All told, cable giants in the U.S. lost about 60,000 subscribers during the second quarter. Companies like Charter and Comcast used to be able to weather losses in cable TV subscribers due to broadband, but not anymore. Last quarter both companies saw losses on both fronts.

So what's happening?

For one, some telcos that have long skimped on fiber upgrades (most notably AT&T and Frontier) have finally realized that they should more meaningfully invest in the networks. Especially AT&T, which has doubled down on fiber upgrades after flinging untold billions of dollars at media megamergers that went absolutely nowhere. While telcos still lost 85,000 subscribers last quarter (mostly due to the ongoing exodus of annoyed DSL users), they're challenging cable with fiber in more locations.

But what appears to be truly upending the cable monopolies' good time is the growth in 5G and fixed wireless services; the only sector that saw meaningful broadband subscriber growth last quarter:

Fixed wireless/5G home Internet services from T-Mobile and Verizon added about 815,000 subscribers in 2Q 2022 - compared to about 120,000 net adds in 2Q 2021

While promising, there's still a long way to go before you could call U.S. broadband a healthy market.

Cable broadband providers still enjoy a comfortable monopoly in most markets and continue to dominate in market share.

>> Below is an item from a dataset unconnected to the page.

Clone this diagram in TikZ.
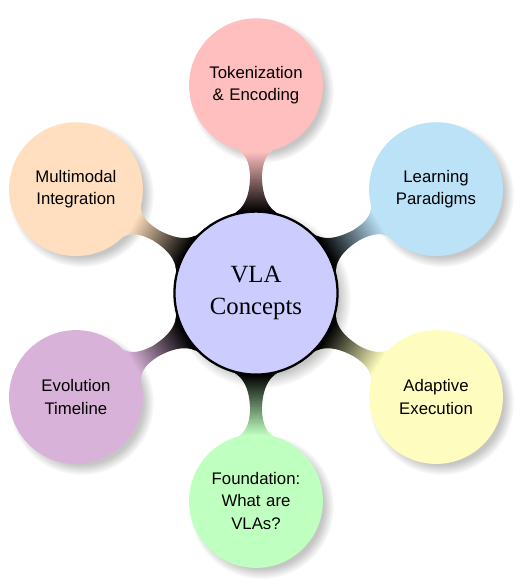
\documentclass[tikz,border=0pt]{standalone}
\usepackage{fontspec}
\setmainfont{Liberation Serif}
\setsansfont{Liberation Sans}
\usetikzlibrary{mindmap,shadows}
\definecolor{skyblue}{RGB}{187,226,247}

\begin{document}
\begin{tikzpicture}[mindmap, concept color=black, text=black,
		every node/.style={concept, circular drop shadow={shadow xshift=.12cm, shadow yshift=-.12cm, opacity=.45}},
		root concept/.append style={fill=blue!20, draw=black, line width=1.6pt, minimum size=4cm, text width=3cm, font=\LARGE},
		level 1/.append style={level distance=5.1cm, sibling angle=60},
		level 1 concept/.append style={minimum size=3.24cm, text width=2.4cm, font=\sffamily\fontsize{11.7}{15.5}\selectfont}]
		\useasboundingbox (-6.28,-7.21) rectangle (6.70,7.19);
		\node[root concept]	(vla)	{VLA Concepts}
			child[grow=90, concept color=red!25]		{node (tok)		{Tokenization \& Encoding}}
			child[grow=30, concept color=skyblue]		{node (learn)	{Learning Paradigms}}
			child[grow=-30, concept color=yellow!25]	{node (adapt)	{Adaptive Execution}}
			child[grow=-90, concept color=green!25]		{node (found)	{Foundation: What are VLAs?}}
			child[grow=210, concept color=violet!30]	{node (evol)	{Evolution Timeline}}
			child[grow=150, concept color=orange!25]	{node (multi)	{Multimodal Integration}};
	\end{tikzpicture}
\end{document}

As of the end of the last quarter, U.S. cable providers had 75.6 million broadband subscribers, top wireline phone companies had roughly 32.2 million subscribers, and top fixed wireless services saw just 2.2 million subscribers.

With 5G fueling a lot of faster, better, fixed wireless solutions for the home, most of the current growth is in wireless. And while wireless is a great option for some, it often comes with various network restrictions and constraints, and is no substitute for affordable, future-proof fiber.

An estimated 83 million Americans still live under a broadband monopoly with the choice of just one broadband ISP, usually Comcast or Charter. Wireless and services like Starlink can help, but as we noted in our recent Copia report on broadband access, the deployment of affordable fiber by municipalities, cooperatives, and utilities is where the real potential for competitive disruption resides.

Enter the U.S. government, which is about to throw more than $50 billion in new subsidies at the broadband industry thanks to COVID relief and infrastructure bills. And as we've noted, the biggest and most politically powerful providers are working overtime trying to tilt the policy playing field to ensure that massive surge in funding goes to them, and not any of their smaller competitors.

While we're re-arranging the deck chairs somewhat, U.S. broadband remains a largely consolidated, heavily monopolized sector that's routinely protected by state and federal corruption. Wireless alone (which is itself increasingly consolidated) can't fix that.